Ein Eklat rund um den Kölner Kardinal Rainer Maria Woelki überschattet die zu Ende gehende Aachener Heiligtumsfahrt. Bei dem elftägigen traditionellen Glaubensfest sollte der Erzbischof am Sonntag die letzte große Open-Air-Pilgermesse neben dem Dom leiten.
Nach Protesten im Vorfeld gegen den Erzbischof, der vor allem wegen seiner Missbrauchsaufarbeitung in der Kritik steht, und wegen befürchteter weiterer Demonstrationen am Rande der Messfeier wurde die Teilnahme Woelkis abgesagt.
Bischof Dieser bat Kardinal Woelki in Brief um Nichtteilnahme
Der Aachener Bischof Helmut Dieser und Woelki hätten entschieden, auf den gemeinsamen Auftritt bei dem Gottesdienst zu verzichten, erklärte das Bistum Aachen am Samstag. Traditionell steht der letzten großen Pilgermesse der Kölner Erzbischof vor.
Dem Vernehmen nach hatte Dieser in einem Brief Woelki gebeten, nicht zu kommen. Den Gottesdienst leitete dann Dieser selbst gemeinsam mit Dompropst und Wallfahrtsleiter Rolf-Peter Cremer, der die Predigt hielt.
"Eine Situation, die absehbar nicht mehr erwarten lässt, dass eine geistlich verbindende Atmosphäre zur Feier des Gottesdienstes erlebbar wird, möchte ich vermeiden", begründete der Bischof von Aachen den Schritt.
Woelki warnt vor Instrumentalisierung von Gottesdiensten
Woelki warnte in einer eigenen Presseerklärung und in einer Videobotschaft vor einer Instrumentalisierung von Gottesdiensten für Protestaktionen.
"Ich wäre als Pilger nach Aachen gekommen so wie viele Tausende auch.

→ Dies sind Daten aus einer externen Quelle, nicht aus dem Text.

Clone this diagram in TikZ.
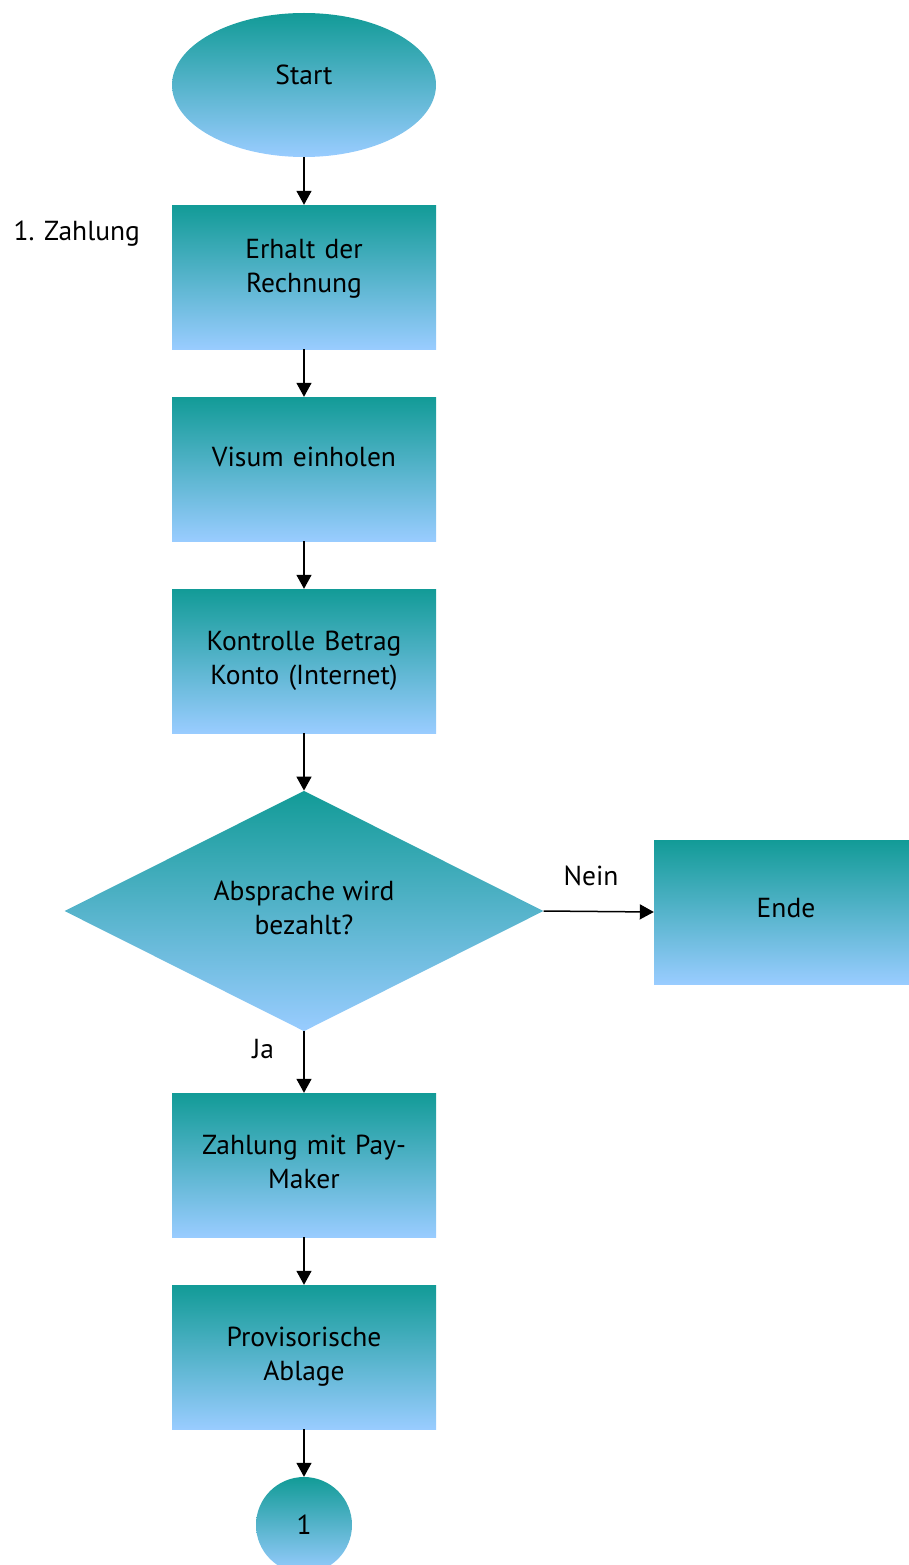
\documentclass[tikz,border=0pt]{standalone}
\usepackage{fontspec}
\setmainfont{PT Sans}
\usepackage{xcolor}
\usetikzlibrary{positioning,shapes.geometric,arrows.meta}
\definecolor{flowtop}{HTML}{129B97}
\definecolor{flowbot}{HTML}{99CCFF}
\tikzstyle{every node}=[font=\fontsize{27.5}{34}\selectfont]
\tikzstyle{grad}=[top color=flowtop, bottom color=flowbot, draw=none, align=center, inner sep=0pt]
\tikzstyle{process}=[grad, rectangle, minimum width=264pt, minimum height=144pt, text width=250pt]
\tikzstyle{flowarrow}=[-{Triangle[width=15pt,length=14pt]}, line width=1.5pt]

\begin{document}
\begin{tikzpicture}[x=1pt,y=-1pt]
        \useasboundingbox (0,0) rectangle (908,1565);
        \node[grad, ellipse, minimum width=264pt, minimum height=144pt, text depth=20pt] (start) at (304,85) {Start};
        \node[process, text depth=56pt] (rechnung) at (304,277) {Erhalt der\\Rechnung};
        \node[process, text depth=24pt] (visum) at (304,469) {Visum einholen};
        \node[process] (kontrolle) at (304,661) {Kontrolle Betrag\\Konto (Internet)};
        \node[grad, diamond, minimum width=479pt, minimum height=240pt, text depth=6pt] (absprache) at (304,911) {Absprache wird\\bezahlt?};
        \node[process, text depth=8pt] (ende) at (786,912) {Ende};
        \node[process, text depth=40pt] (paymaker) at (304,1165) {Zahlung mit Pay-\\Maker};
        \node[process] (ablage) at (304,1357) {Provisorische\\Ablage};
        \node[grad, circle, minimum size=96pt] (verbinder) at (304,1525) {1};
        \node[anchor=west] (phase) at (10,234) {1. Zahlung};
        \draw[flowarrow] (start)--(rechnung);
        \draw[flowarrow] (rechnung)--(visum);
        \draw[flowarrow] (visum)--(kontrolle);
        \draw[flowarrow] (kontrolle)--(absprache);
        \draw[flowarrow] (absprache.east)--(ende.west) node[pos=0.43, above=22pt] (nein) {Nein};
        \draw[flowarrow] (absprache.south)--(paymaker.north) node[pos=0.28, left=26pt] (ja) {Ja};
        \draw[flowarrow] (paymaker)--(ablage);
        \draw[flowarrow] (ablage)--(verbinder);
    \end{tikzpicture}
\end{document}
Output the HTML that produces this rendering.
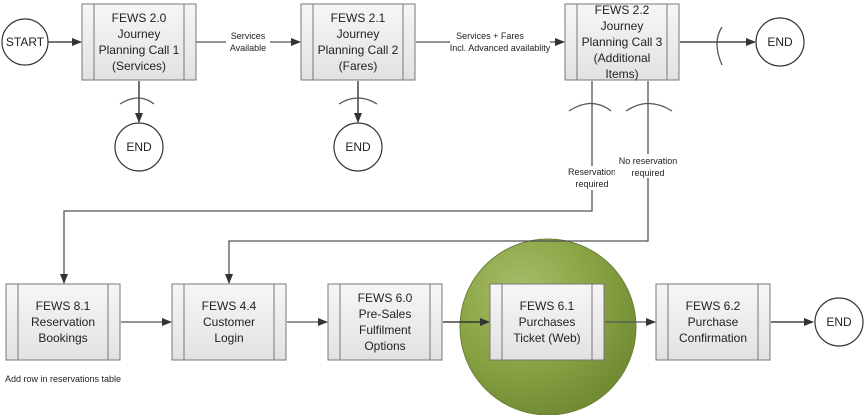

Ich bin davon überzeugt, dass es unter Christen möglich sein muss, unterschiedliche Auffassungen zu haben und deutlich zu vertreten – und dennoch gemeinsam die heilige Eucharistie zu feiern."
Ihm persönlich seien Prävention, Aufklärung und Aufarbeitung ein Herzensanliegen, führte Woelki weiter aus. "Und hier heißt katholisch zu sein – auch wenn die Aufarbeitung wehtut und sie tut weh – nicht dem Gift der Polarisierung zu erliegen, sondern Brücken zu bauen."
Mädchenchor diskutierte im Vorfeld über Gesangsboykott
Im Vorfeld des Gottesdienstes gab es im Mädchenchor des Aachener Doms Diskussionen darüber, ob man in Woelkis Anwesenheit bei der Messe singen wolle oder nicht.
54 Mitglieder wollten singen, 32 lehnten das ab und weitere 34 konnten oder wollten aus anderen Gründen nicht teilnehmen.
In den zurückliegenden Monaten gab es immer wieder Proteste gegen Woelki im Umfeld von Gottesdiensten – etwa bei einer Ministrantenwallfahrt im Herbst vergangenen Jahres in Rom.
Nicht der erste Gottesdienst-Protest gegen Woelki
Rund 100 bis 150 Messdienerinnen und Messdiener aus dem Erzbistum Köln standen bei der Predigt des Kardinals auf und kehrten ihm demonstrativ den Rücken zu.
Beim Palmsonntags-Gottesdienst im vergangenen Jahr trat das Vokalensemble am Dom nur mit 8 seiner rund 50 Sängerinnen und Sänger auf.
Die Heiligtumsfahrt in Aachen endet am Montagabend mit der sogenannten Verschließungsfeier.